[START RECORDS SHOWN]

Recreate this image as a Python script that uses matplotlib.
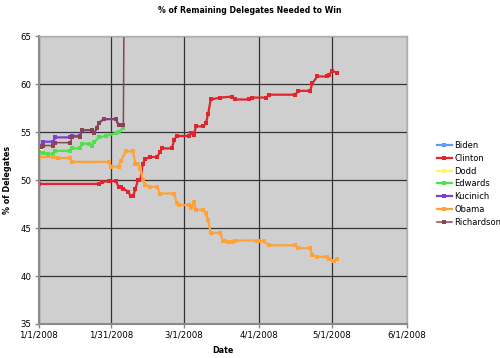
#!/usr/bin/env python
# -*- coding: utf-8 -*-

'''
% of remaining delegates needed to win, 2008 democratic primaries
'''

import pandas as pd
import matplotlib
matplotlib.use('Agg')
import matplotlib.pyplot as plt

plt.rcParams['font.family'] = ['DejaVu Sans']

# 数据：日期 + 百分比
biden_dates = ['2008-01-01', '2008-01-02']
biden_vals = [53.4, 53.3]

dodd_dates = ['2008-01-01', '2008-01-02']
dodd_vals = [53.1, 53.0]

clinton_dates = ['2008-01-01', '2008-01-26', '2008-01-27', '2008-01-30', '2008-02-02',
                 '2008-02-03', '2008-02-04', '2008-02-05', '2008-02-07', '2008-02-08',
                 '2008-02-09', '2008-02-10', '2008-02-11', '2008-02-12', '2008-02-13',
                 '2008-02-14', '2008-02-16', '2008-02-19', '2008-02-20', '2008-02-21',
                 '2008-02-25', '2008-02-26', '2008-02-27', '2008-03-03', '2008-03-04',
                 '2008-03-05', '2008-03-06', '2008-03-09', '2008-03-10', '2008-03-11',
                 '2008-03-12', '2008-03-16', '2008-03-21', '2008-03-22', '2008-03-28',
                 '2008-03-29', '2008-04-04', '2008-04-05', '2008-04-16', '2008-04-17',
                 '2008-04-22', '2008-04-23', '2008-04-25', '2008-04-29', '2008-04-30',
                 '2008-05-01', '2008-05-03']
clinton_vals = [49.6, 49.6, 49.8, 49.9, 49.9,
                49.3, 49.3, 49.1, 48.8, 48.3,
                48.3, 49.1, 50.0, 50.0, 51.7,
                52.2, 52.4, 52.4, 52.9, 53.3,
                53.3, 54.2, 54.6, 54.6, 54.9,
                54.7, 55.6, 55.6, 55.9, 56.9,
                58.4, 58.6, 58.7, 58.4, 58.4,
                58.6, 58.6, 58.9, 58.9, 59.3,
                59.3, 60.1, 60.8, 60.8, 61.0,
                61.4, 61.2]

obama_dates = ['2008-01-01', '2008-01-07', '2008-01-09', '2008-01-14', '2008-01-15',
               '2008-01-30', '2008-01-31', '2008-02-03', '2008-02-04', '2008-02-06',
               '2008-02-09', '2008-02-10', '2008-02-11', '2008-02-12', '2008-02-13',
               '2008-02-14', '2008-02-16', '2008-02-19', '2008-02-20', '2008-02-26',
               '2008-02-27', '2008-02-28', '2008-03-03', '2008-03-04', '2008-03-05',
               '2008-03-06', '2008-03-09', '2008-03-10', '2008-03-11', '2008-03-12',
               '2008-03-16', '2008-03-17', '2008-03-18', '2008-03-19', '2008-03-21',
               '2008-03-22', '2008-03-31', '2008-04-01', '2008-04-03', '2008-04-05',
               '2008-04-16', '2008-04-17', '2008-04-22', '2008-04-23', '2008-04-25',
               '2008-04-29', '2008-04-30', '2008-05-02', '2008-05-03']
obama_vals = [52.4, 52.4, 52.3, 52.3, 51.9,
              51.9, 51.4, 51.4, 52.0, 53.0,
              53.0, 51.7, 51.7, 51.2, 50.0,
              49.5, 49.3, 49.3, 48.6, 48.6,
              47.6, 47.4, 47.4, 47.1, 47.7,
              46.9, 46.9, 46.6, 45.8, 44.5,
              44.5, 43.7, 43.7, 43.5, 43.5,
              43.7, 43.7, 43.6, 43.6, 43.2,
              43.2, 42.9, 42.9, 42.2, 42.0,
              42.0, 41.75, 41.6, 41.8]

edwards_dates = ['2008-01-01', '2008-01-03', '2008-01-05', '2008-01-07', '2008-01-08',
                 '2008-01-14', '2008-01-15', '2008-01-18', '2008-01-19', '2008-01-22',
                 '2008-01-23', '2008-01-24', '2008-01-26', '2008-01-29', '2008-02-02',
                 '2008-02-03', '2008-02-05']
edwards_vals = [52.9, 52.85, 52.7, 52.7, 53.05,
                53.05, 53.3, 53.3, 53.8, 53.8,
                53.6, 54.0, 54.45, 54.6, 54.9,
                55.05, 55.4]

kucinich_dates = ['2008-01-01', '2008-01-02', '2008-01-03', '2008-01-07', '2008-01-08',
                  '2008-01-14', '2008-01-15', '2008-01-18', '2008-01-19', '2008-01-23',
                  '2008-01-24', '2008-01-25', '2008-01-26', '2008-01-28', '2008-02-02',
                  '2008-02-03', '2008-02-05']
kucinich_vals = [53.6, 53.6, 54.0, 54.0, 54.45,
                 54.45, 54.6, 54.6, 55.2, 55.2,
                 54.9, 55.4, 56.0, 56.35, 56.35,
                 55.7, 55.7]

richardson_dates = ['2008-01-01', '2008-01-02', '2008-01-03', '2008-01-07', '2008-01-08',
                    '2008-01-14', '2008-01-15', '2008-01-18', '2008-01-19', '2008-01-23',
                    '2008-01-24', '2008-01-25', '2008-01-26', '2008-01-28', '2008-02-02',
                    '2008-02-03', '2008-02-05', '2008-02-06']
richardson_vals = [53.4, 53.4, 53.6, 53.6, 53.9,
                   53.9, 54.5, 54.5, 55.2, 55.2,
                   54.9, 55.4, 56.0, 56.35, 56.35,
                   55.7, 55.7, 100.0]

names = ['Biden', 'Clinton', 'Dodd', 'Edwards', 'Kucinich', 'Obama', 'Richardson']
colors = ['#5f9ef0', '#e0252d', '#fff56a', '#4fe04f', '#7b3fd6', '#ffa23a', '#8a4450']
series = [(biden_dates, biden_vals), (clinton_dates, clinton_vals),
          (dodd_dates, dodd_vals), (edwards_dates, edwards_vals),
          (kucinich_dates, kucinich_vals), (obama_dates, obama_vals),
          (richardson_dates, richardson_vals)]

x_ticks = ['2008-01-01', '2008-01-31', '2008-03-01', '2008-04-01', '2008-05-01', '2008-06-01']
x_labels = ['1/1/2008', '1/31/2008', '3/1/2008', '4/1/2008', '5/1/2008', '6/1/2008']
y_ticks = [35, 40, 45, 50, 55, 60, 65]

fig = plt.figure(figsize=(5, 3.58), dpi=100)
ax = fig.add_axes([0.077, 0.095, 0.737, 0.804])
ax.set_facecolor('#cfcfcf')

for name, col, (d, v) in zip(names, colors, series):
    lw = 1.1 if name == 'Richardson' else 1.6
    ax.plot(pd.to_datetime(d), v, color=col, lw=lw, marker='s', markersize=2.4,
            markeredgewidth=0, label=name)

ax.set_xlim(pd.Timestamp('2008-01-01'), pd.Timestamp('2008-06-01'))
ax.set_ylim(35, 65)
ax.set_xticks(pd.to_datetime(x_ticks))
ax.set_xticklabels(x_labels)
ax.set_yticks(y_ticks)
ax.grid(True, color='#333333', lw=0.9)
ax.set_axisbelow(True)

ax.tick_params(labelsize=6.2, length=3, width=1, color='#888888', pad=2)
for s in ['left', 'bottom']:
    ax.spines[s].set_color('#8a8a8a')
    ax.spines[s].set_linewidth(1.5)
for s in ['top', 'right']:
    ax.spines[s].set_color('#b0b0b0')
    ax.spines[s].set_linewidth(1.0)

fig.text(0.5, 0.972, '% of Remaining Delegates Needed to Win', ha='center', va='center',
         fontsize=5.6, fontweight='bold')
ax.set_xlabel('Date', fontsize=5.8, fontweight='bold')
ax.xaxis.set_label_coords(0.5, -0.076)
ax.set_ylabel('% of Delegates', fontsize=5.8, fontweight='bold')
ax.yaxis.set_label_coords(-0.072, 0.5)

leg = ax.legend(loc='upper left', bbox_to_anchor=(0.868, 0.615), bbox_transform=fig.transFigure,
                frameon=False, fontsize=6.0, handlelength=1.7, handletextpad=0.35,
                labelspacing=0.45, borderaxespad=0)

fig.savefig('out.png', dpi=100)
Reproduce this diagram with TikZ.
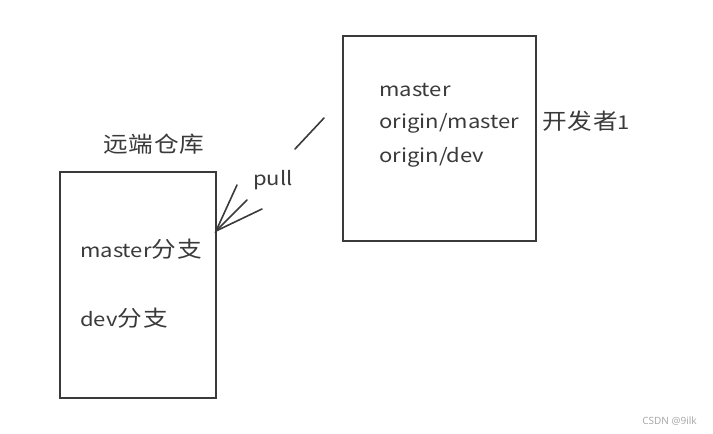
\documentclass[tikz,border=0pt]{standalone}
\usepackage{fontspec}
\setmainfont{Noto Sans}
\newfontfamily\cjk[FakeStretch=1.16]{Noto Sans CJK SC}
\newfontfamily\zhfam[FakeStretch=1.12,LetterSpace=4]{Noto Sans CJK SC}
\newcommand{\zh}{\fontsize{22}{24}\selectfont\zhfam}
\definecolor{ink}{HTML}{3A3A3A}
\definecolor{mark}{HTML}{AAAAAA}
\begin{document}
\begin{tikzpicture}[x=1pt,y=-1pt,
  boxline/.style={draw=ink,line width=1.5pt},
  stroke/.style={draw=ink,line width=1.6pt,line cap=round},
  lbl/.style={inner sep=0pt,anchor=west,text=ink,font=\fontsize{19}{22}\selectfont\cjk}]
\useasboundingbox[fill=white] (0,0) rectangle (713,434);
\node[boxline,minimum width=193pt,minimum height=205pt,inner sep=0pt,anchor=north west] (dev) at (342,35) {};
\node[boxline,minimum width=156pt,minimum height=226pt,inner sep=0pt,anchor=north west] (remote) at (59,171) {};
\node[lbl] (t1) at (379,90) {master};
\node[lbl] (t2) at (379,123) {origin/master};
\node[lbl] (t3) at (379,157) {origin/dev};
\node[lbl] (devname) at (542,121) {{\zh 开发者}1};
\node[lbl] (rname) at (103,144) {{\zh 远端仓库}};
\node[lbl] (b1) at (80,249) {master{\zh 分支}};
\node[lbl] (b2) at (80,318) {dev{\zh 分支}};
\node[lbl] (pull) at (253,180) {pull};
\coordinate (s1) at (324,118);
\coordinate (s2) at (295,149);
\coordinate (tip) at (216,231);
\coordinate (h1) at (237,185);
\coordinate (h2) at (247,200);
\coordinate (h3) at (262,209);
\draw[stroke] (s1) -- (s2);
\draw[stroke] (h1) -- (tip) -- (h3);
\draw[stroke] (h2) -- (tip);
\node[inner sep=0pt,anchor=east,text=mark,font=\fontsize{10}{12}\selectfont] (wm) at (697,421) {CSDN @9ilk};
\end{tikzpicture}
\end{document}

[END RECORDS SHOWN]

§ **TASK DIRECTIONS**: Only lines belong in the copy: transcribe those from the start of the data through the line that contains "dodd_vals = [53.1, 53.0]", and skip the pictures.

§ **TASK OUTPUT**:
Recreate this image as a Python script that uses matplotlib.
#!/usr/bin/env python
# -*- coding: utf-8 -*-

'''
% of remaining delegates needed to win, 2008 democratic primaries
'''

import pandas as pd
import matplotlib
matplotlib.use('Agg')
import matplotlib.pyplot as plt

plt.rcParams['font.family'] = ['DejaVu Sans']

# 数据：日期 + 百分比
biden_dates = ['2008-01-01', '2008-01-02']
biden_vals = [53.4, 53.3]

dodd_dates = ['2008-01-01', '2008-01-02']
dodd_vals = [53.1, 53.0]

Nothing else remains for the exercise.